WORK TO BE COMPLETED
Retype the material in full, keeping every word the same.

=-=-=-=-=

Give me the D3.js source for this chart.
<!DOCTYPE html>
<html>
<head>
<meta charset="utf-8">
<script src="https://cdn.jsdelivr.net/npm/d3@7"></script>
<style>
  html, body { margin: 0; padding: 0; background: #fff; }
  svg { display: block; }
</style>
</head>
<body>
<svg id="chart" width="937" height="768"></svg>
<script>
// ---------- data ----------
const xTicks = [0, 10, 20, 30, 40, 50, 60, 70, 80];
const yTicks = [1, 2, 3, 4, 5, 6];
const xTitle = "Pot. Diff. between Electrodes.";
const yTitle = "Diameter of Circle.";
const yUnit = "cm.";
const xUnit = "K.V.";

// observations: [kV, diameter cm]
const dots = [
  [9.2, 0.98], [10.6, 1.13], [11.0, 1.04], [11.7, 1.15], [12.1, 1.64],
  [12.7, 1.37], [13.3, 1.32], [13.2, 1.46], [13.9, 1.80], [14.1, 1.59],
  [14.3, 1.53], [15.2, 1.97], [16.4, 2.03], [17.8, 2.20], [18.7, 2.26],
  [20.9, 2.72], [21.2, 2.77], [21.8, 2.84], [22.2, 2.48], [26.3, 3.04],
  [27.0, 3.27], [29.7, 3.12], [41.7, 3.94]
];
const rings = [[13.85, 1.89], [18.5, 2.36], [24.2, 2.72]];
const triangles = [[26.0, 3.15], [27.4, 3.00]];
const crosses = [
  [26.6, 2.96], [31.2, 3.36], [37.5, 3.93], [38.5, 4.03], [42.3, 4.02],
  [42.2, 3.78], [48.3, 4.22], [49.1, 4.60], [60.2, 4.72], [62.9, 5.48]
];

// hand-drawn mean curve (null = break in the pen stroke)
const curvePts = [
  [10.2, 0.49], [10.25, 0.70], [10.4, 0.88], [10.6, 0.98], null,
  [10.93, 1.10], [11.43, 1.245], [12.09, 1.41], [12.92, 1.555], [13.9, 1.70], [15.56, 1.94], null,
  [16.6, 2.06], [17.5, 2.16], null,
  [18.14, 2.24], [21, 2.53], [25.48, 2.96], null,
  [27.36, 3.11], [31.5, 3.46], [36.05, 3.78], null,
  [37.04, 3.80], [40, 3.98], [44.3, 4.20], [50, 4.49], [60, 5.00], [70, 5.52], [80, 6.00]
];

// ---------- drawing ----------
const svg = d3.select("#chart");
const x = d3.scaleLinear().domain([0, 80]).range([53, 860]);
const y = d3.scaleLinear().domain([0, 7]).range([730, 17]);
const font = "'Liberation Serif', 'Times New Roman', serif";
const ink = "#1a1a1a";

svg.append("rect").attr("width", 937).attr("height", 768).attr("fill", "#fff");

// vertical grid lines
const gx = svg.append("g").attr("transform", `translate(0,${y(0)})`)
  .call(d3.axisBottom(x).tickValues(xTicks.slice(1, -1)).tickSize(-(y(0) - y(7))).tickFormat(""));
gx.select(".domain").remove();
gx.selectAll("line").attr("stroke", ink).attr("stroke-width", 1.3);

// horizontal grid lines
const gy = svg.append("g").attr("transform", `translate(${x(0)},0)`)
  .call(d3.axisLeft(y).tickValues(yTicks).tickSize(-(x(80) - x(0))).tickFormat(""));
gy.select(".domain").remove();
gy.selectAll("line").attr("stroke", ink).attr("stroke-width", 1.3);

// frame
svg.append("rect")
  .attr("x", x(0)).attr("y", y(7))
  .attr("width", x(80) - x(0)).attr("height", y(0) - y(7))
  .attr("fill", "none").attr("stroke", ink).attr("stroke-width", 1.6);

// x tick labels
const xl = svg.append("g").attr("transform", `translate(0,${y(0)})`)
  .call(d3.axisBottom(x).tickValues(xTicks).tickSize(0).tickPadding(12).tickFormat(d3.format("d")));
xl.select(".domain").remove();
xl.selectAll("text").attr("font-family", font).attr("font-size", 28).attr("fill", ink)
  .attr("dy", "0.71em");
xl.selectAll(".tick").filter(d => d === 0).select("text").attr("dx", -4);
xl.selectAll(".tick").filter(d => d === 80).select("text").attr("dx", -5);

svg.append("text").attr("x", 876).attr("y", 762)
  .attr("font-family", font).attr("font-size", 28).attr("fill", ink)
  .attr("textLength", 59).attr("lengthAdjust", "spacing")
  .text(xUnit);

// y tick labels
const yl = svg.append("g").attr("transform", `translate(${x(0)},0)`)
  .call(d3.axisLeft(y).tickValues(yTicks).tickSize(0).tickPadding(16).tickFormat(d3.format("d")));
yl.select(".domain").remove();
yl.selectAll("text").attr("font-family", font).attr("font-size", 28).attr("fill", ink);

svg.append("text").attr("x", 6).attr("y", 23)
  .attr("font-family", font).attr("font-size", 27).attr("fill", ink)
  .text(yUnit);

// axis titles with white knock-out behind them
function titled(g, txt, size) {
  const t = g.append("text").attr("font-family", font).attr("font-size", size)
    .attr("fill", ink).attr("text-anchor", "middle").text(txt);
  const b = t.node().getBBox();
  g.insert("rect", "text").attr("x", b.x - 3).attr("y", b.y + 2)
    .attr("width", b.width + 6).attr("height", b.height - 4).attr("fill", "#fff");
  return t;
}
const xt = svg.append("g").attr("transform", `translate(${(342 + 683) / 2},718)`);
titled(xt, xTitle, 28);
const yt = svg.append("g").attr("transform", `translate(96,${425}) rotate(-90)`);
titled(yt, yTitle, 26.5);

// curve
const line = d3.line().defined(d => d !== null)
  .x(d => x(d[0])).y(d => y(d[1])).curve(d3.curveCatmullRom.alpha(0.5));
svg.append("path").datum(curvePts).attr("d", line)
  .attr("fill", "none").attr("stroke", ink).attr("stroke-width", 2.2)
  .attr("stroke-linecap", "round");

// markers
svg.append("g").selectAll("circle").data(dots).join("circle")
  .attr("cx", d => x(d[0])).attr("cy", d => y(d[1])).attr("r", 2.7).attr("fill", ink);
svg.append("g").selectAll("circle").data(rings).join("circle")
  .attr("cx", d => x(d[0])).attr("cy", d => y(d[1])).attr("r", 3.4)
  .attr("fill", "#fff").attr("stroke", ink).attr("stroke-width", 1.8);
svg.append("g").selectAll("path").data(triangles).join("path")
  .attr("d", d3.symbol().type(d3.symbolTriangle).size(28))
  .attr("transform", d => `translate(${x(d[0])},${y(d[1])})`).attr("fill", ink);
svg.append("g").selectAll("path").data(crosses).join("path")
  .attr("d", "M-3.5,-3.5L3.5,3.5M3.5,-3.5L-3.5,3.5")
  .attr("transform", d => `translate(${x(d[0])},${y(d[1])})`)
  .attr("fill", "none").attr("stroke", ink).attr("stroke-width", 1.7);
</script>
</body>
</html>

=-=-=-=-=

RESULT
Give me the D3.js source for this chart.
<!DOCTYPE html>
<html>
<head>
<meta charset="utf-8">
<script src="https://cdn.jsdelivr.net/npm/d3@7"></script>
<style>
  html, body { margin: 0; padding: 0; background: #fff; }
  svg { display: block; }
</style>
</head>
<body>
<svg id="chart" width="937" height="768"></svg>
<script>
// ---------- data ----------
const xTicks = [0, 10, 20, 30, 40, 50, 60, 70, 80];
const yTicks = [1, 2, 3, 4, 5, 6];
const xTitle = "Pot. Diff. between Electrodes.";
const yTitle = "Diameter of Circle.";
const yUnit = "cm.";
const xUnit = "K.V.";

// observations: [kV, diameter cm]
const dots = [
  [9.2, 0.98], [10.6, 1.13], [11.0, 1.04], [11.7, 1.15], [12.1, 1.64],
  [12.7, 1.37], [13.3, 1.32], [13.2, 1.46], [13.9, 1.80], [14.1, 1.59],
  [14.3, 1.53], [15.2, 1.97], [16.4, 2.03], [17.8, 2.20], [18.7, 2.26],
  [20.9, 2.72], [21.2, 2.77], [21.8, 2.84], [22.2, 2.48], [26.3, 3.04],
  [27.0, 3.27], [29.7, 3.12], [41.7, 3.94]
];
const rings = [[13.85, 1.89], [18.5, 2.36], [24.2, 2.72]];
const triangles = [[26.0, 3.15], [27.4, 3.00]];
const crosses = [
  [26.6, 2.96], [31.2, 3.36], [37.5, 3.93], [38.5, 4.03], [42.3, 4.02],
  [42.2, 3.78], [48.3, 4.22], [49.1, 4.60], [60.2, 4.72], [62.9, 5.48]
];

// hand-drawn mean curve (null = break in the pen stroke)
const curvePts = [
  [10.2, 0.49], [10.25, 0.70], [10.4, 0.88], [10.6, 0.98], null,
  [10.93, 1.10], [11.43, 1.245], [12.09, 1.41], [12.92, 1.555], [13.9, 1.70], [15.56, 1.94], null,
  [16.6, 2.06], [17.5, 2.16], null,
  [18.14, 2.24], [21, 2.53], [25.48, 2.96], null,
  [27.36, 3.11], [31.5, 3.46], [36.05, 3.78], null,
  [37.04, 3.80], [40, 3.98], [44.3, 4.20], [50, 4.49], [60, 5.00], [70, 5.52], [80, 6.00]
];

// ---------- drawing ----------
const svg = d3.select("#chart");
const x = d3.scaleLinear().domain([0, 80]).range([53, 860]);
const y = d3.scaleLinear().domain([0, 7]).range([730, 17]);
const font = "'Liberation Serif', 'Times New Roman', serif";
const ink = "#1a1a1a";

svg.append("rect").attr("width", 937).attr("height", 768).attr("fill", "#fff");

// vertical grid lines
const gx = svg.append("g").attr("transform", `translate(0,${y(0)})`)
  .call(d3.axisBottom(x).tickValues(xTicks.slice(1, -1)).tickSize(-(y(0) - y(7))).tickFormat(""));
gx.select(".domain").remove();
gx.selectAll("line").attr("stroke", ink).attr("stroke-width", 1.3);

// horizontal grid lines
const gy = svg.append("g").attr("transform", `translate(${x(0)},0)`)
  .call(d3.axisLeft(y).tickValues(yTicks).tickSize(-(x(80) - x(0))).tickFormat(""));
gy.select(".domain").remove();
gy.selectAll("line").attr("stroke", ink).attr("stroke-width", 1.3);

// frame
svg.append("rect")
  .attr("x", x(0)).attr("y", y(7))
  .attr("width", x(80) - x(0)).attr("height", y(0) - y(7))
  .attr("fill", "none").attr("stroke", ink).attr("stroke-width", 1.6);

// x tick labels
const xl = svg.append("g").attr("transform", `translate(0,${y(0)})`)
  .call(d3.axisBottom(x).tickValues(xTicks).tickSize(0).tickPadding(12).tickFormat(d3.format("d")));
xl.select(".domain").remove();
xl.selectAll("text").attr("font-family", font).attr("font-size", 28).attr("fill", ink)
  .attr("dy", "0.71em");
xl.selectAll(".tick").filter(d => d === 0).select("text").attr("dx", -4);
xl.selectAll(".tick").filter(d => d === 80).select("text").attr("dx", -5);

svg.append("text").attr("x", 876).attr("y", 762)
  .attr("font-family", font).attr("font-size", 28).attr("fill", ink)
  .attr("textLength", 59).attr("lengthAdjust", "spacing")
  .text(xUnit);

// y tick labels
const yl = svg.append("g").attr("transform", `translate(${x(0)},0)`)
  .call(d3.axisLeft(y).tickValues(yTicks).tickSize(0).tickPadding(16).tickFormat(d3.format("d")));
yl.select(".domain").remove();
yl.selectAll("text").attr("font-family", font).attr("font-size", 28).attr("fill", ink);

svg.append("text").attr("x", 6).attr("y", 23)
  .attr("font-family", font).attr("font-size", 27).attr("fill", ink)
  .text(yUnit);

// axis titles with white knock-out behind them
function titled(g, txt, size) {
  const t = g.append("text").attr("font-family", font).attr("font-size", size)
    .attr("fill", ink).attr("text-anchor", "middle").text(txt);
  const b = t.node().getBBox();
  g.insert("rect", "text").attr("x", b.x - 3).attr("y", b.y + 2)
    .attr("width", b.width + 6).attr("height", b.height - 4).attr("fill", "#fff");
  return t;
}
const xt = svg.append("g").attr("transform", `translate(${(342 + 683) / 2},718)`);
titled(xt, xTitle, 28);
const yt = svg.append("g").attr("transform", `translate(96,${425}) rotate(-90)`);
titled(yt, yTitle, 26.5);

// curve
const line = d3.line().defined(d => d !== null)
  .x(d => x(d[0])).y(d => y(d[1])).curve(d3.curveCatmullRom.alpha(0.5));
svg.append("path").datum(curvePts).attr("d", line)
  .attr("fill", "none").attr("stroke", ink).attr("stroke-width", 2.2)
  .attr("stroke-linecap", "round");

// markers
svg.append("g").selectAll("circle").data(dots).join("circle")
  .attr("cx", d => x(d[0])).attr("cy", d => y(d[1])).attr("r", 2.7).attr("fill", ink);
svg.append("g").selectAll("circle").data(rings).join("circle")
  .attr("cx", d => x(d[0])).attr("cy", d => y(d[1])).attr("r", 3.4)
  .attr("fill", "#fff").attr("stroke", ink).attr("stroke-width", 1.8);
svg.append("g").selectAll("path").data(triangles).join("path")
  .attr("d", d3.symbol().type(d3.symbolTriangle).size(28))
  .attr("transform", d => `translate(${x(d[0])},${y(d[1])})`).attr("fill", ink);
svg.append("g").selectAll("path").data(crosses).join("path")
  .attr("d", "M-3.5,-3.5L3.5,3.5M3.5,-3.5L-3.5,3.5")
  .attr("transform", d => `translate(${x(d[0])},${y(d[1])})`)
  .attr("fill", "none").attr("stroke", ink).attr("stroke-width", 1.7);
</script>
</body>
</html>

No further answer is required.